The Giants don’t have a Bonds. As great as Buster Posey and Brandon Crawford have played, they do not have a superstar who carries them alone. What they possess is excellent talent at the top and complementary pieces all the way down, from Yastrzemski — who received MVP votes last year but has not been his full self this year — to Duggar, who has played important innings for the Giants for the first two and a half months.

It is hard to think of a better distilled example than Tuesday’s game of the secret to the season of the NL’s best team: never-ending contributions from players one through 40 on their roster.

“I think the thing that was most fun about today was it was really a full team effort,” Brandon Belt said after Giants 9, Diamondbacks 8 at Oracle Park on Tuesday. “It took every single one of us to go out there and grind our butts off to come out with this victory. We could almost sense it a little bit throughout the game. We never sensed we were out of it.”

They were down 7-0 before they took an at-bat in the second inning. They might have been the only ones with that sense, but it was not a wrong one.

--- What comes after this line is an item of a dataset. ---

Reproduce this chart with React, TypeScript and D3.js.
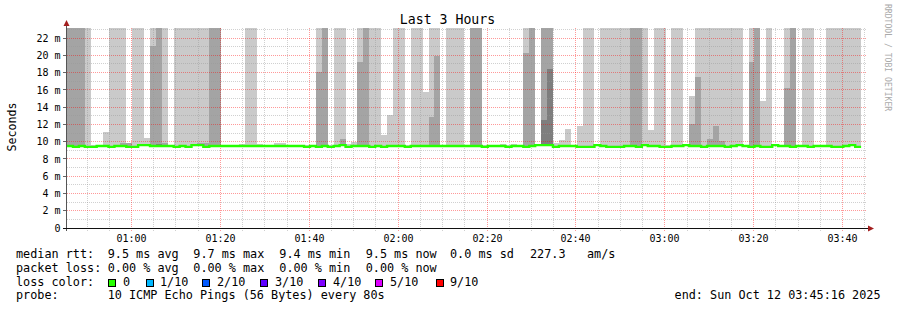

It started with Duggar, who could be sent down again upon Alex Dickerson possibly returning Saturday. The lefty-hitting outfielder had gone 0-for-9 with eight strikeouts in Washington, but after his second-inning, two-run shot — off Alex Young, his first dinger against a southpaw this year — his OPS is up to .865, which is awfully hard to demote.

There was more damage done in the sixth, when Belt’s leadoff triple preceded Donovan Solano’s RBI single. Belt had been swooning before returning home, and Solano has too often been beguiled by breaking pitches since being activated from a hamstring strain. Players like LaMonte Wade Jr. and Wilmer Flores had filled in, and as the Plans A begin working, there are contributing pieces everywhere.

The Yastrzemski golfed grand slam — the first of his career — was the entrée the crowd awaited, but Curt Casali’s walk the underrated appetizer. Casali, the shutout whisperer, has helped the club defensively but had not recorded a multi-hit game until Monday. A day later, the Giants’ bench was so spent he was Gabe Kapler’s only choice as pinch-hitter with two on and two outs in the eighth.

The Diamondbacks turned to righty Humberto Castellanos against righty Casali, who just needed to give Yastrzemski a chance.

“It’s a difficult matchup for a right-handed hitter coming off the bench to have a guy throwing from that arm angle,” Kapler said after Zack Littell and Sammy Long dug the Giants a hole in two rough innings. “So Curt going up there, prepared to see the ball deep and make good swing decisions was really important.”

He saw five pitches and trotted toward first. He did not have to run much harder after Yastrzemski admired the artwork he sent shooting across the San Francisco sky to give the Giants the lead.

“Yaz is gonna be Yaz,” Belt said of a player who was 4-for-16 since being activated off the IL. He had not been Yaz, which led to extra hitting work before the game and late magic during it.

And yet, if he can be Yaz, the Giants’ season can be truly special because of all the other contributors, including Tyler Rogers and Solano.

Rogers got the ninth, and the major league leader in groundball percentage added two more, one leading to a nice back-handed play from Solano to get Carson Kelly to start the inning.

“We’ve continued to say that Rog needs us to make plays behind him,” Kapler said of Rogers, who does not strike out many but induces so much weak contact heading south. “…To see Donovan go so hard to his right, get a great first step, get on the ground, and then get back up and throw a strike was pretty gratifying.”

It must have been horrifying for Arizona, who lost their 21st straight game on the road. It is a surreal situation for the Diamondbacks, who have found every way to lose.

“I don’t feel like we ever thought we were out of that game, and we could see multiple paths to getting back into it and winning it,” Kapler said of a team that has found every way to win.